Ce projet et la rencontre entre scientifiques et artistes donnera plu précisément lieu à deux espaces de réflexion :

– la méthodologie de collecte de « paroles authentiques ».

Le recueil de « paroles authentiques » ou « spontanée », c’est-à-dire libérée des contraintes d’autosurveillance et de violence symbolique imposée par la situation d’enquête a donné lieu à de nombreux travaux en sociologie (Bourdieu et Passeron, Beaud) est en linguistique. Comment créer une situation où un locuteur peut parler sans se sentir en situation d’enquêté ou d’observé devant produire des énoncés répondant à une évaluation supposée ? La méthodologie développée par les sociologues et les linguistes semble buter sur un paradoxe : observer la parole telle qu’elle est quand on ne l’observe pas. De cette difficulté nait une méconnaissance de la compétence linguistique et de l’hétérogénéité des productions linguistiques réelles des locuteurs, et par delà une non reconnaissance de l’identité des personnes.

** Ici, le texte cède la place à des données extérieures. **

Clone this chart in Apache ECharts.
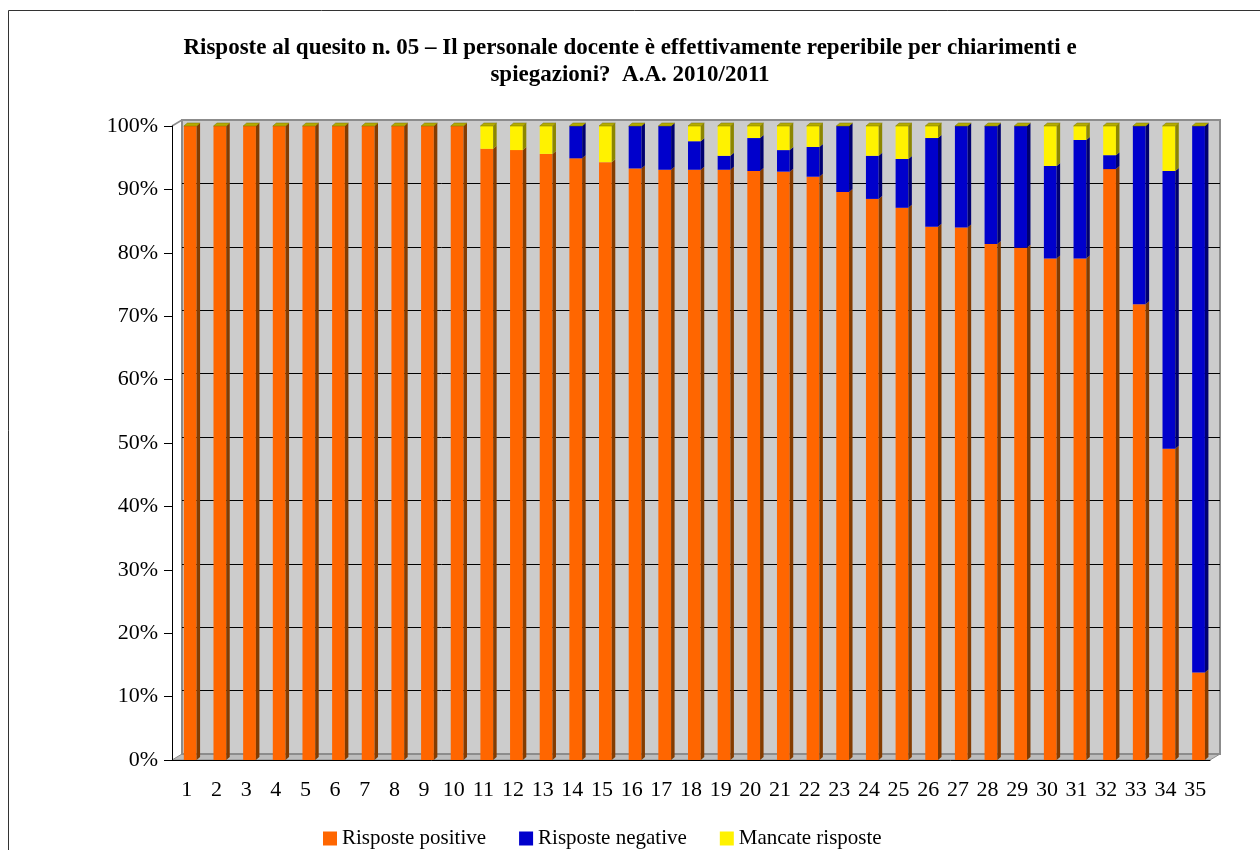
<!DOCTYPE html>
<html>
<head>
<meta charset="utf-8">
<script src="https://cdn.jsdelivr.net/npm/echarts@6/dist/echarts.min.js"></script>
<style>
  html, body { margin: 0; padding: 0; background: #fff; }
  #main { width: 1260px; height: 850px; }
</style>
</head>
<body>
<div id="main"></div>
<script>
// dati (percentuali)
var categorie = [];
for (var k = 1; k <= 35; k++) categorie.push(String(k));

var positive = [100, 100, 100, 100, 100, 100, 100, 100, 100, 100,
  96.4, 96.2, 95.6, 94.9, 94.3, 93.3, 93.1, 93.1, 93.1, 92.9,
  92.8, 92.0, 89.6, 88.5, 87.1, 84.1, 84.0, 81.4, 80.8, 79.1,
  79.1, 93.2, 71.9, 49.1, 13.8];
var negative = [0, 0, 0, 0, 0, 0, 0, 0, 0, 0,
  0, 0, 0, 5.1, 0, 6.7, 6.9, 4.5, 2.2, 5.2,
  3.4, 4.7, 10.4, 6.8, 7.7, 14.0, 16.0, 18.6, 19.2, 14.6,
  18.7, 2.2, 28.1, 43.8, 86.2];
var mancate = [0, 0, 0, 0, 0, 0, 0, 0, 0, 0,
  3.6, 3.8, 4.4, 0, 5.7, 0, 0, 2.4, 4.7, 1.9,
  3.8, 3.3, 0, 4.7, 5.2, 1.9, 0, 0, 0, 6.3,
  2.2, 4.6, 0, 7.1, 0];

var nomi = ['Risposte positive', 'Risposte negative', 'Mancate risposte'];
var colori = ['#FF6600', '#0000CC', '#FFF200'];
var lati = ['#843C00', '#000070', '#8C8600'];
var topColor = '#B5AC00';

var serie = [positive, negative, mancate];

// impila a mano: ogni punto = [indice, base, valore]
function build(idx) {
  var out = [];
  for (var i = 0; i < categorie.length; i++) {
    var base = 0;
    for (var j = 0; j < idx; j++) base += serie[j][i];
    out.push([i, base, serie[idx][i]]);
  }
  return out;
}

function makeRender(idx) {
  return function (params, api) {
    var i = api.value(0), base = api.value(1), val = api.value(2);
    var last = idx === serie.length - 1;
    if (val <= 0 && !last) return null;
    var p0 = api.coord([i, base]);
    var p1 = api.coord([i, base + val]);
    var cw = api.size([1, 0])[0];
    var w = cw * 0.43;
    var x = p0[0] - 3;
    var dx = 3.5, dy = -3;
    var children = [];
    if (val > 0) {
      children.push({
        type: 'rect',
        shape: { x: x, y: p1[1], width: w, height: p0[1] - p1[1] },
        style: { fill: colori[idx] }
      });
      children.push({
        type: 'polygon',
        shape: { points: [[x + w, p0[1]], [x + w + dx, p0[1] + dy], [x + w + dx, p1[1] + dy], [x + w, p1[1]]] },
        style: { fill: lati[idx] }
      });
    }
    if (last) {
      children.push({
        type: 'polygon',
        shape: { points: [[x, p1[1]], [x + dx, p1[1] + dy], [x + w + dx, p1[1] + dy], [x + w, p1[1]]] },
        style: { fill: topColor, stroke: '#7a7400', lineWidth: 0.5 }
      });
    }
    return { type: 'group', children: children };
  };
}

var dom = document.getElementById('main');
var myChart = echarts.init(dom, null, { renderer: 'canvas' });

var serif = '"Liberation Serif", "DejaVu Serif", serif';
var titoloStile = { fontFamily: serif, fontWeight: 'bold', fontSize: 23, color: '#000' };

var option = {
  animation: false,
  backgroundColor: '#fff',
  title: [
    {
      text: 'Risposte al quesito n. 05 – Il personale docente è effettivamente reperibile per chiarimenti e',
      left: 'center', top: 32, textStyle: titoloStile
    },
    {
      text: 'spiegazioni?  A.A. 2010/2011',
      left: 'center', top: 59, textStyle: titoloStile
    }
  ],
  legend: {
    data: nomi,
    left: 323,
    top: 828,
    icon: 'rect',
    itemWidth: 14,
    itemHeight: 14,
    itemGap: 33,
    padding: 0,
    textStyle: { fontFamily: serif, fontSize: 21, color: '#000' }
  },
  grid: [
    { left: 172, right: 50, top: 126, bottom: 90, show: false },
    { left: 182, right: 40, top: 120, bottom: 96, show: true, backgroundColor: '#CCCCCC', borderColor: '#8C8C8C', borderWidth: 2, z: 0 }
  ],
  xAxis: [
    {
      type: 'category', gridIndex: 0, data: categorie,
      axisLine: { lineStyle: { color: '#000' } },
      axisTick: { length: 10, lineStyle: { color: '#000' } },
      axisLabel: { fontFamily: serif, fontSize: 22, color: '#000', margin: 19 }
    },
    { type: 'category', gridIndex: 1, data: categorie, show: false }
  ],
  yAxis: [
    {
      type: 'value', gridIndex: 0, min: 0, max: 100, interval: 10,
      axisLine: { show: true, lineStyle: { color: '#000' } },
      axisTick: { show: true, length: 8, lineStyle: { color: '#000' } },
      splitLine: { show: false },
      axisLabel: { formatter: '{value}%', fontFamily: serif, fontSize: 22, color: '#000', margin: 14 }
    },
    {
      type: 'value', gridIndex: 1, min: 0, max: 100, interval: 10,
      axisLine: { show: false }, axisTick: { show: false }, axisLabel: { show: false },
      splitLine: { show: true, showMinLine: false, showMaxLine: false, lineStyle: { color: '#000', width: 1 } }
    }
  ],
  graphic: [
    { type: 'rect', shape: { x: 8.5, y: 10.5, width: 1400, height: 1000 }, style: { fill: 'none', stroke: '#333', lineWidth: 1 }, z: -10 },
    { type: 'polygon', shape: { points: [[172, 760], [182, 754], [1220, 754], [1210, 760]] }, style: { fill: '#BDBDBD', stroke: '#8C8C8C', lineWidth: 1 }, z: -1 },
    { type: 'line', shape: { x1: 172, y1: 126, x2: 182, y2: 120 }, style: { stroke: '#8C8C8C', lineWidth: 1.5 }, z: -1 }
  ],
  series: nomi.map(function (n, idx) {
    return {
      name: n,
      type: 'custom',
      xAxisIndex: 0,
      yAxisIndex: 0,
      itemStyle: { color: colori[idx] },
      renderItem: makeRender(idx),
      encode: { x: 0, y: 2 },
      data: build(idx),
      z: 5
    };
  })
};

myChart.setOption(option);
window.addEventListener('resize', myChart.resize);
</script>
</body>
</html>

Or, si la situation d’entretien dans un cadre scientifique bride toujours la parole ce n’est pas le cas dans un cadre artistique où la relation artiste-locuteur devient un élément central et valorisé. L’artiste intervieweur conduit un événement bien éloigné de l’interrogatoire. Il s’agira ici d’apporter des regards croisés afin de définir les différences méthodologiques (mode d’approche, catégorisation des rôles, conduite de l’entretien, etc.) quitte à inventer une nouvelle forme de conversation.

– la transcription et la restitution graphique des paroles sonores enregistrées.

Une parole enregistrée peut prendre une multitude de formes graphiques plus ou moins proches d’une norme dans laquelle chacun se reconnait et se distingue. Ainsi la transcription de paroles enregistrées peut s’effectuer avec une recherche de fidélité des éléments sonores et/ou du sens de l’énoncé ou bien respecter la norme de la langue écrite. La démarche scientifique nécessite souvent le respect d’une fidélité intégrale qui amène les scientifiques à produire une transcription reçue comme dévalorisante voire stigmatisante car éloignée de la norme de la langue écrite. A partir d’outils informatiques synchronisant le signal sonore et des versions de transcriptions il est possible de développer autant de formes graphiques différentes d’un même enregistrement sonore. La confrontation de ces différentes formes graphiques, de la plus technique à la plus esthétique en passant par la plus normative apporte un nouveau regard sur la restitution de paroles sonores enregistrées et offre la possibilité d’un nouveau rapport à la matérialité de sa propre langue.